Leave the pictures out and copy exactly the lines from the line containing "Generate a Python" to the line containing "plt.rcParams['mathtext.default'] = 'rm'", both lines included.

### THE RECORDS ###

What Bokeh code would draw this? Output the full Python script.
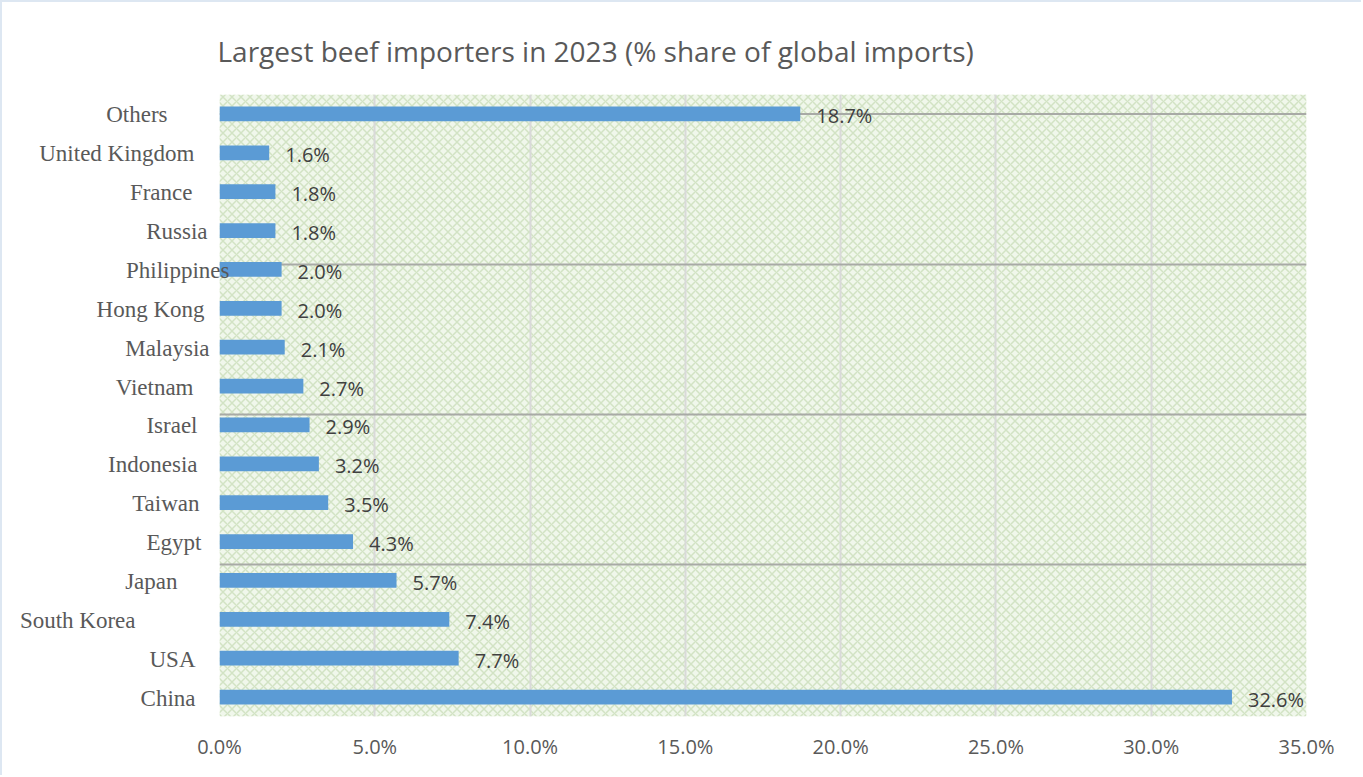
from bokeh.plotting import figure
from bokeh.models import Range1d, BoxAnnotation, Span, FixedTicker, PrintfTickFormatter, ColumnDataSource
from bokeh.core.properties import value
from bokeh.embed import file_html
from bokeh.resources import INLINE

# ---- data (top to bottom as displayed) ----
countries = ["Others", "United Kingdom", "France", "Russia", "Philippines", "Hong Kong",
             "Malaysia", "Vietnam", "Israel", "Indonesia", "Taiwan", "Egypt", "Japan",
             "South Korea", "USA", "China"]
shares = [18.7, 1.6, 1.8, 1.8, 2.0, 2.0, 2.1, 2.7, 2.9, 3.2, 3.5, 4.3, 5.7, 7.4, 7.7, 32.6]
x_ticks = [0, 5, 10, 15, 20, 25, 30, 35]
title_text = "Largest beef importers in 2023 (% share of global imports)"

# ---- layout / style ----
# right edge of each category label in screen px, relative to the frame's left edge
label_dx = [-52, -25, -27, -12, 10, -15, -10, -26, -22, -22, -20, -18, -42, -84, -24, -24]

BORDER = 2
W, H = 1363 - BORDER, 777 - BORDER
FL, FR, FT, FB = 219 - BORDER, 57, 94 - BORDER, 61
n = len(countries)
ypos = [n - 1 - i for i in range(n)]

src = ColumnDataSource(dict(
    y=ypos, v=shares, name=countries, dx=label_dx,
    lab=["%.1f%%" % s for s in shares], zero=[0] * n,
))

p = figure(width=W, height=H, output_backend="svg", toolbar_location=None,
           x_range=Range1d(x_ticks[0], x_ticks[-1]), y_range=Range1d(-0.5, n - 0.5),
           min_border_left=FL, min_border_right=FR, min_border_top=FT, min_border_bottom=FB)
p.outline_line_color = None
p.background_fill_color = "white"
p.border_fill_color = "white"

# title
p.title.text = title_text
p.title.text_font = "Open Sans"
p.title.text_font_size = "28px"
p.title.text_font_style = "normal"
p.title.text_color = "#595959"
p.title.align = "left"
p.title.offset = -2
p.title.standoff = 49

# patterned background
bg = BoxAnnotation(fill_color="#f0f7eb", fill_alpha=1.0, line_color=None,
                   hatch_pattern="x", hatch_color="#d2e3c4", hatch_scale=9,
                   hatch_weight=1.5, hatch_alpha=1.0, level="image")
p.add_layout(bg)

# texture seam lines (pixel positions converted to data units)
frame_h = 777 - 94 - FB
for py in [113.5, 264, 414, 564]:
    yd = (n - 0.5) - (py - 94) / frame_h * n
    p.add_layout(Span(location=yd, dimension="width", line_color="#a8aaa6",
                      line_width=2, level="underlay"))

# axes
p.yaxis.visible = False
p.xaxis.ticker = FixedTicker(ticks=x_ticks)
p.xaxis.formatter = PrintfTickFormatter(format="%.1f%%")
p.xaxis.axis_line_color = None
p.xaxis.major_tick_line_color = None
p.xaxis.minor_tick_line_color = None
p.xaxis.major_label_text_font = "Open Sans"
p.xaxis.major_label_text_font_size = "20px"
p.xaxis.major_label_text_color = "#595959"
p.xaxis.major_label_standoff = 10

p.xgrid.grid_line_color = "#d9d9d9"
p.xgrid.grid_line_width = 2
p.ygrid.grid_line_color = None

# bars
p.hbar(y="y", left="zero", right="v", height=0.38, source=src,
       fill_color="#5b9bd5", line_color=None)

# value labels
p.text(x="v", y="y", text="lab", source=src, x_offset=16, y_offset=2,
       text_align="left", text_baseline="middle",
       text_font=value("Open Sans"), text_font_size="20px", text_color="#404040")

# category labels
cl = p.text(x="zero", y="y", text="name", source=src, x_offset="dx", y_offset=1,
            text_align="right", text_baseline="middle",
            text_font=value("Liberation Serif"), text_font_size="23px", text_color="#595959")
cl.level = "annotation"

p.styles = {"border-left": "2px solid #dde7f2", "border-top": "2px solid #dde7f2"}

open("out.html", "w").write(file_html(p, INLINE))
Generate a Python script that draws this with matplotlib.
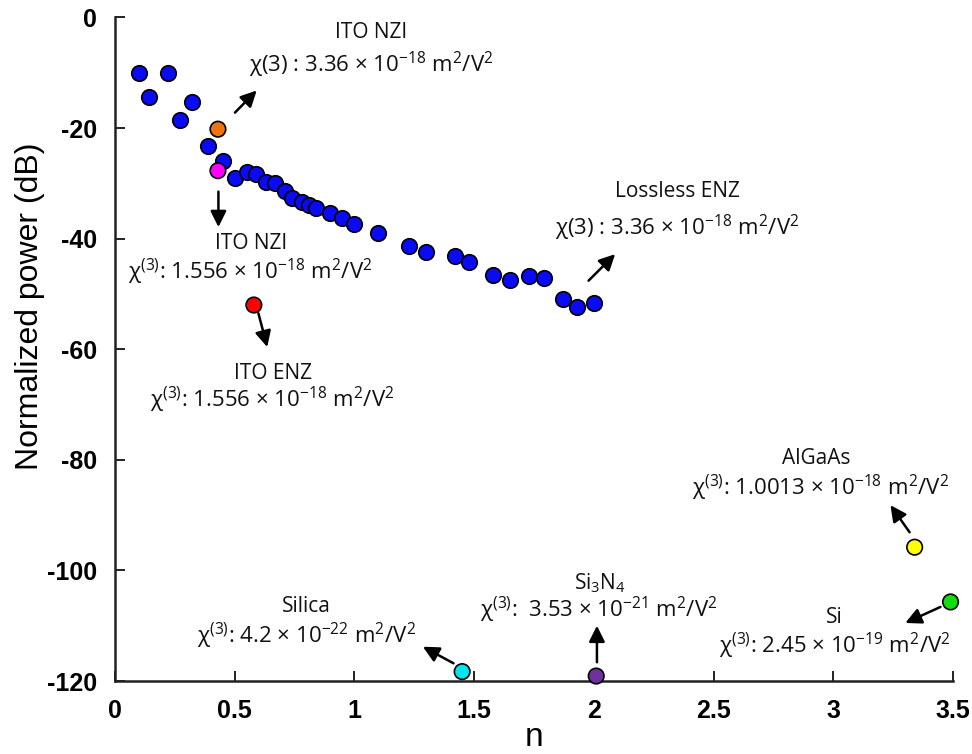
# Librerías
import matplotlib.pyplot as plt

plt.rcParams['axes.unicode_minus'] = False
plt.rcParams['mathtext.fontset'] = 'custom'
plt.rcParams['mathtext.rm'] = 'Open Sans'
plt.rcParams['mathtext.it'] = 'Open Sans:italic'
plt.rcParams['mathtext.bf'] = 'Open Sans:bold'
plt.rcParams['mathtext.default'] = 'rm'

# Datos
n_azul = [0.10, 0.14, 0.22, 0.27, 0.32, 0.39, 0.45, 0.50, 0.55, 0.59, 0.63,
          0.67, 0.71, 0.74, 0.78, 0.81, 0.84, 0.90, 0.95, 1.00, 1.10, 1.23,
          1.30, 1.42, 1.48, 1.58, 1.65, 1.73, 1.79, 1.87, 1.93, 2.00]
db_azul = [-10.0, -14.3, -10.0, -18.6, -15.3, -23.3, -25.9, -29.1, -27.9,
           -28.3, -29.7, -29.9, -31.3, -32.6, -33.3, -33.9, -34.5, -35.3,
           -36.3, -37.4, -38.9, -41.3, -42.4, -43.2, -44.2, -46.5, -47.5,
           -46.7, -47.1, -50.9, -52.3, -51.7]

materiales = ['ITO NZI', 'ITO NZI', 'ITO ENZ', 'Silica', 'Si3N4', 'AlGaAs', 'Si']
n_mat = [0.43, 0.43, 0.58, 1.45, 2.01, 3.34, 3.49]
db_mat = [-20.2, -27.7, -52.0, -118.3, -119.1, -95.8, -105.7]
colores_mat = ['#ee7311', '#ff00ff', '#ff0000', '#00e5f0', '#7030a0', '#ffff00', '#11dd11']

ticks_x = [0, 0.5, 1, 1.5, 2, 2.5, 3, 3.5]
etiquetas_x = ['0', '0.5', '1', '1.5', '2', '2.5', '3', '3.5']
ticks_y = [0, -20, -40, -60, -80, -100, -120]

# Títulos de cada anotación: (texto, n, dB)
titulos = [
    ('ITO NZI', 1.07, -2.8),
    ('ITO NZI', 0.57, -40.9),
    ('ITO ENZ', 0.658, -64.3),
    ('Lossless ENZ', 2.35, -31.4),
    ('Silica', 0.80, -106.6),
    ('Si$_3$N$_4$', 2.027, -102.4),
    ('AlGaAs', 2.93, -79.7),
    ('Si', 3.005, -108.6),
]

# Líneas con chi(3)
lineas_chi = [
    ('χ(3) : 3.36 × 10$^{-18}$ m$^2$/V$^2$', 1.07, -8.6),
    ('χ$^{(3)}$: 1.556 × 10$^{-18}$ m$^2$/V$^2$', 0.565, -46.1),
    ('χ$^{(3)}$: 1.556 × 10$^{-18}$ m$^2$/V$^2$', 0.655, -69.2),
    ('χ(3) : 3.36 × 10$^{-18}$ m$^2$/V$^2$', 2.35, -38.1),
    ('χ$^{(3)}$: 4.2 × 10$^{-22}$ m$^2$/V$^2$', 0.80, -111.9),
    ('χ$^{(3)}$:  3.53 × 10$^{-21}$ m$^2$/V$^2$', 2.02, -107.2),
    ('χ$^{(3)}$: 1.0013 × 10$^{-18}$ m$^2$/V$^2$', 2.946, -85.1),
    ('χ$^{(3)}$: 2.45 × 10$^{-19}$ m$^2$/V$^2$', 3.008, -113.6),
]

# Flechas: (inicio, punta)
flechas = [
    ((0.501, -17.2), (0.592, -13.2)),
    ((0.432, -31.5), (0.432, -37.9)),
    ((0.599, -53.5), (0.636, -59.6)),
    ((1.978, -47.6), (2.089, -42.8)),
    ((1.414, -116.8), (1.286, -113.8)),
    ((2.013, -116.6), (2.013, -110.0)),
    ((3.319, -93.1), (3.239, -88.2)),
    ((3.448, -106.6), (3.301, -109.5)),
]

fig = plt.figure(figsize=(9.72, 7.54), dpi=100)
ax = fig.add_axes([0.1183, 0.0968, 0.8621, 0.880])

# Puntos
ax.scatter(n_azul, db_azul, s=125, c='#0a0af5', edgecolors='black',
           linewidths=1.2, zorder=3, clip_on=False)
ax.scatter(n_mat, db_mat, s=125, c=colores_mat, edgecolors='black',
           linewidths=1.2, zorder=4, clip_on=False)

for texto, x, y in titulos:
    ax.text(x, y, texto, ha='center', va='center', fontsize=15,
            family='Open Sans', color='#111111')
for texto, x, y in lineas_chi:
    ax.text(x, y, texto, ha='center', va='center', fontsize=16,
            family='Open Sans', color='#111111')

for inicio, punta in flechas:
    ax.annotate('', xy=punta, xytext=inicio,
                arrowprops=dict(arrowstyle='-|>', color='black', lw=1.8,
                                mutation_scale=24, shrinkA=0, shrinkB=0))

# Ejes
ax.set_xlim(0, 3.5)
ax.set_ylim(-120, 0)
ax.set_xticks(ticks_x)
ax.set_xticklabels(etiquetas_x)
ax.set_yticks(ticks_y)
for lado in ['top', 'right']:
    ax.spines[lado].set_visible(False)
for lado in ['left', 'bottom']:
    ax.spines[lado].set_linewidth(1.8)
    ax.spines[lado].set_color('#222222')
ax.tick_params(direction='in', length=7, width=1.4, color='#222222', pad=13)
for etiqueta in ax.get_xticklabels() + ax.get_yticklabels():
    etiqueta.set_fontfamily('Liberation Sans')
    etiqueta.set_fontweight('bold')
    etiqueta.set_fontsize(18)

ax.set_xlabel('n', fontsize=24, family='Liberation Sans')
ax.xaxis.set_label_coords(0.5, -0.062)
ax.set_ylabel('Normalized power (dB)', fontsize=23, family='Liberation Sans')
ax.yaxis.set_label_coords(-0.084, 0.565)

plt.savefig('out.png', dpi=100)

###

RESULT:
Generate a Python script that draws this with matplotlib.
# Librerías
import matplotlib.pyplot as plt

plt.rcParams['axes.unicode_minus'] = False
plt.rcParams['mathtext.fontset'] = 'custom'
plt.rcParams['mathtext.rm'] = 'Open Sans'
plt.rcParams['mathtext.it'] = 'Open Sans:italic'
plt.rcParams['mathtext.bf'] = 'Open Sans:bold'
plt.rcParams['mathtext.default'] = 'rm'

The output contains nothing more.